◆ **TASK BRIEF**
What is the number of lines that include the word "this"? Provide only that figure.

◆ **GIVEN RECORDS**
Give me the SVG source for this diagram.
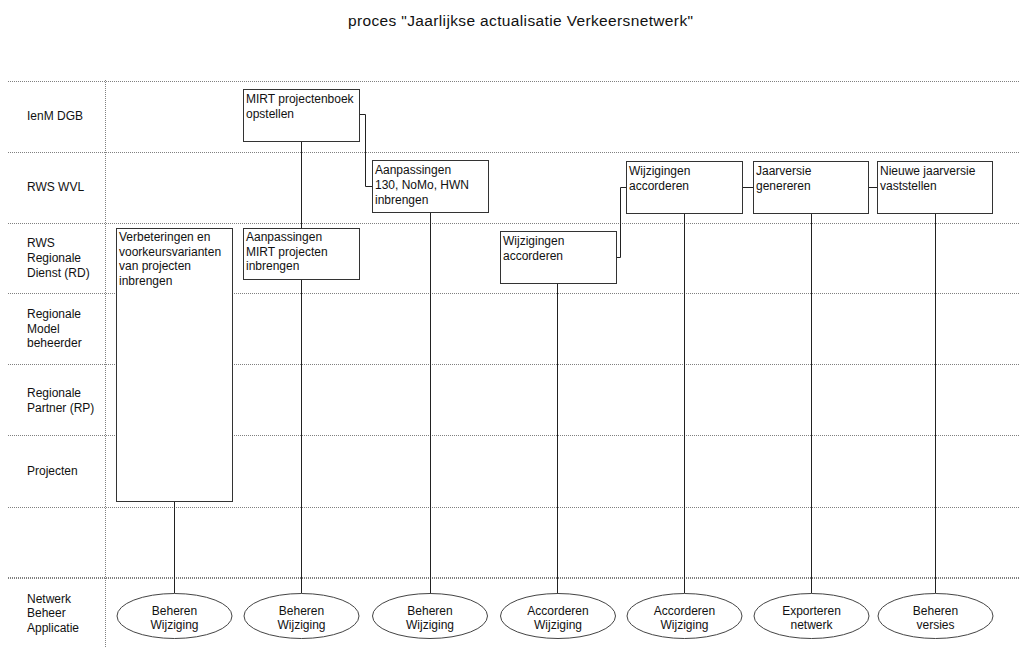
<svg xmlns="http://www.w3.org/2000/svg" width="1021" height="648" viewBox="0 0 1021 648">
<style>
text{font-family:"Liberation Sans",Arial,sans-serif;font-size:12px;fill:#111}
.title{font-size:15.5px}
.grid{stroke:#808080;stroke-width:1;stroke-dasharray:1 1;fill:none}
.box{fill:#fff;stroke:#333;stroke-width:1}
.ell{fill:#fff;stroke:#444;stroke-width:1}
.con{stroke:#222;stroke-width:1;fill:none}
.c{text-anchor:middle}
</style>
<rect width="1021" height="648" fill="#fff"/>
<text class="title" x="348" y="25.5" textLength="345" lengthAdjust="spacing">proces "Jaarlijkse actualisatie Verkeersnetwerk"</text>

<g id="grid">
<line class="grid" x1="8" y1="81.5" x2="1020" y2="81.5"/>
<line class="grid" x1="8" y1="152.5" x2="1020" y2="152.5"/>
<line class="grid" x1="8" y1="223.5" x2="1020" y2="223.5"/>
<line class="grid" x1="8" y1="293.5" x2="1020" y2="293.5"/>
<line class="grid" x1="8" y1="364.5" x2="1020" y2="364.5"/>
<line class="grid" x1="8" y1="435.5" x2="1020" y2="435.5"/>
<line class="grid" x1="8" y1="507.5" x2="1020" y2="507.5"/>
<line class="grid" x1="8" y1="578" x2="1020" y2="578" style="stroke-width:2"/>
<line class="grid" x1="105.5" y1="80" x2="105.5" y2="648"/>
</g>

<g id="lanes">
<text x="27" y="120">IenM DGB</text>
<text x="27" y="191">RWS WVL</text>
<text x="27" y="247">RWS</text>
<text x="27" y="262">Regionale</text>
<text x="27" y="277">Dienst (RD)</text>
<text x="27" y="318">Regionale</text>
<text x="27" y="333">Model</text>
<text x="27" y="347">beheerder</text>
<text x="27" y="397">Regionale</text>
<text x="27" y="412">Partner (RP)</text>
<text x="27" y="475">Projecten</text>
<text x="27" y="603">Netwerk</text>
<text x="27" y="617">Beheer</text>
<text x="27" y="632">Applicatie</text>
</g>

<g id="connectors">
<line class="con" x1="174.5" y1="501.5" x2="174.5" y2="593.5"/>
<line class="con" x1="301.5" y1="141.5" x2="301.5" y2="593.5"/>
<line class="con" x1="430.5" y1="212.5" x2="430.5" y2="593.5"/>
<line class="con" x1="557.5" y1="283.5" x2="557.5" y2="593.5"/>
<line class="con" x1="684.5" y1="213.5" x2="684.5" y2="593.5"/>
<line class="con" x1="811.5" y1="213.5" x2="811.5" y2="593.5"/>
<line class="con" x1="935.5" y1="213.5" x2="935.5" y2="593.5"/>
<polyline class="con" points="359.5,114.5 365.5,114.5 365.5,186.5 372.5,186.5"/>
<polyline class="con" points="616.5,257.5 620.5,257.5 620.5,187.5 626.5,187.5"/>
<line class="con" x1="742.5" y1="187.5" x2="753.5" y2="187.5"/>
<line class="con" x1="868.5" y1="187.5" x2="877.5" y2="187.5"/>
</g>

<g id="n-mirt-boek">
<rect class="box" x="243.5" y="89.5" width="116" height="52"/>
<text x="246" y="103">MIRT projectenboek</text>
<text x="246" y="117.5">opstellen</text>
</g>
<g id="n-verbeteringen">
<rect class="box" x="116.5" y="228.5" width="116" height="273"/>
<text x="119" y="241">Verbeteringen en</text>
<text x="119" y="255.5">voorkeursvarianten</text>
<text x="119" y="270">van projecten</text>
<text x="119" y="284.5">inbrengen</text>
</g>
<g id="n-aanp-mirt">
<rect class="box" x="243.5" y="228.5" width="116" height="51"/>
<text x="246" y="241">Aanpassingen</text>
<text x="246" y="255.5">MIRT projecten</text>
<text x="246" y="270">inbrengen</text>
</g>
<g id="n-aanp-130">
<rect class="box" x="372.5" y="160.5" width="116" height="52"/>
<text x="375" y="174">Aanpassingen</text>
<text x="375" y="189">130, NoMo, HWN</text>
<text x="375" y="203.5">inbrengen</text>
</g>
<g id="n-wijz-rd">
<rect class="box" x="500.5" y="231.5" width="116" height="52"/>
<text x="503" y="245">Wijzigingen</text>
<text x="503" y="259.5">accorderen</text>
</g>
<g id="n-wijz-wvl">
<rect class="box" x="626.5" y="161.5" width="116" height="52"/>
<text x="629" y="175">Wijzigingen</text>
<text x="629" y="189.5">accorderen</text>
</g>
<g id="n-jaarversie">
<rect class="box" x="753.5" y="161.5" width="115" height="52"/>
<text x="756" y="175">Jaarversie</text>
<text x="756" y="189.5">genereren</text>
</g>
<g id="n-nieuwe">
<rect class="box" x="877.5" y="161.5" width="115" height="52"/>
<text x="880" y="175">Nieuwe jaarversie</text>
<text x="880" y="189.5">vaststellen</text>
</g>

<g id="e1"><ellipse class="ell" cx="174.5" cy="616" rx="57.5" ry="22.5"/><text class="c" x="174.5" y="614.5">Beheren</text><text class="c" x="174.5" y="628.5">Wijziging</text></g>
<g id="e2"><ellipse class="ell" cx="301.5" cy="616" rx="57.5" ry="22.5"/><text class="c" x="301.5" y="614.5">Beheren</text><text class="c" x="301.5" y="628.5">Wijziging</text></g>
<g id="e3"><ellipse class="ell" cx="430" cy="616" rx="57.5" ry="22.5"/><text class="c" x="430" y="614.5">Beheren</text><text class="c" x="430" y="628.5">Wijziging</text></g>
<g id="e4"><ellipse class="ell" cx="558" cy="616" rx="57.5" ry="22.5"/><text class="c" x="558" y="614.5">Accorderen</text><text class="c" x="558" y="628.5">Wijziging</text></g>
<g id="e5"><ellipse class="ell" cx="684.5" cy="616" rx="57.5" ry="22.5"/><text class="c" x="684.5" y="614.5">Accorderen</text><text class="c" x="684.5" y="628.5">Wijziging</text></g>
<g id="e6"><ellipse class="ell" cx="811.5" cy="616" rx="57.5" ry="22.5"/><text class="c" x="811.5" y="614.5">Exporteren</text><text class="c" x="811.5" y="628.5">netwerk</text></g>
<g id="e7"><ellipse class="ell" cx="935.5" cy="616" rx="57.5" ry="22.5"/><text class="c" x="935.5" y="614.5">Beheren</text><text class="c" x="935.5" y="628.5">versies</text></g>
</svg>
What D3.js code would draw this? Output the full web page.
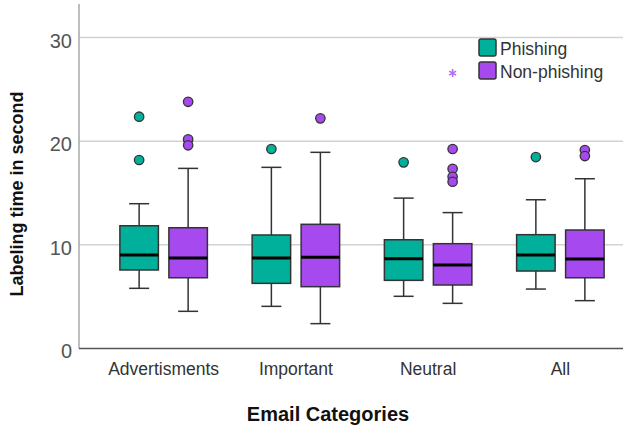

◆ **CORRECT RESPONSE**
2